On a dark day in April 2020, he received the news. Sheltering in place due to the Coronavirus Disease 2019 (COVID-19) precautions, archaeologist Steve Ortiz, a tenured faculty member at Southwestern Baptist Theological Seminary (SWBTS) and Director of the Tel Gezer Excavation Project, was terminated from his position at the seminary in Fort Worth, Texas. A loophole at SWBTS allows a tenured faculty member to be dismissed if his entire department is eliminated for financial reasons. At the direction of the new president, Adam W. Greenway, and citing the financial hardship created by the COVID-19 pandemic, SWBTS cut funding for its entire archaeology program and for the Tandy Institute of Archaeology and Museum, fired Professor Ortiz and other colleagues, and left the fate of 25 archaeology graduate students unresolved.

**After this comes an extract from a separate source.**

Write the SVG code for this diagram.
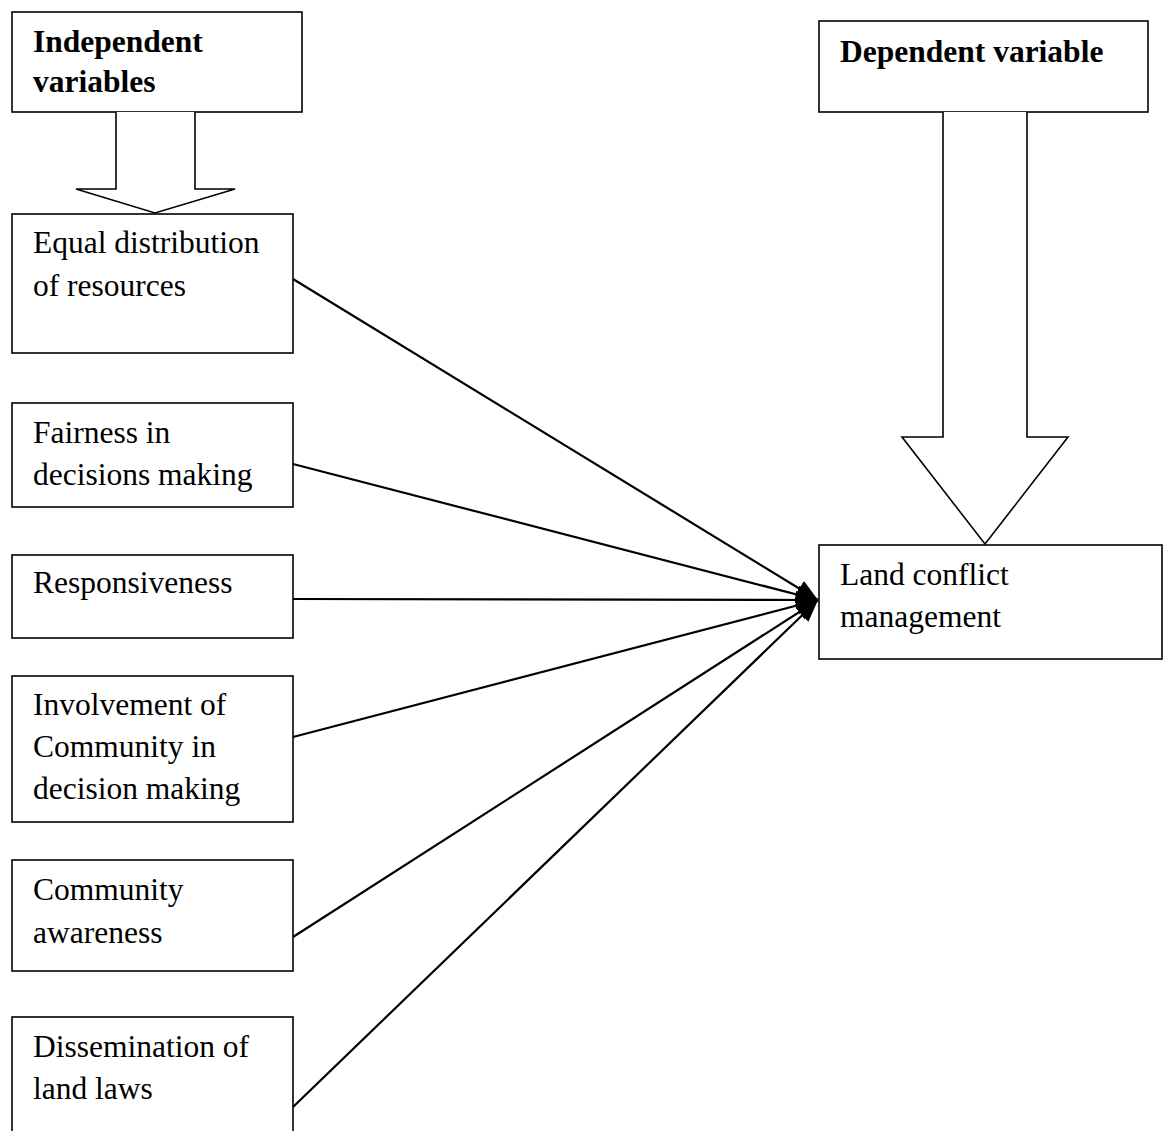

When Christianity Today published the details of the termination, the world of biblical archaeology was stunned.
Ortiz was not surprised—but still could not believe that the seminary had actually pulled the trigger. It was widely known within SWBTS circles that the newly appointed president did not support archaeology with the same enthusiasm as the former president, Paige Patterson. The Tandy Institute was Patterson’s baby, and, despite the acknowledged expense of archaeology as a discipline, he had been committed to keeping it funded. He viewed biblical archaeology as an important, scientific component of biblical studies, as well as a powerful recruiting and marketing device that attracted students and contributors who sought evidence of and firsthand experience with the places otherwise only read about in the Bible.
But with the departure of Patterson went the security of biblical archaeology at SWBTS, which was ultimately sacrificed to budget cuts as a luxury that could no longer be afforded.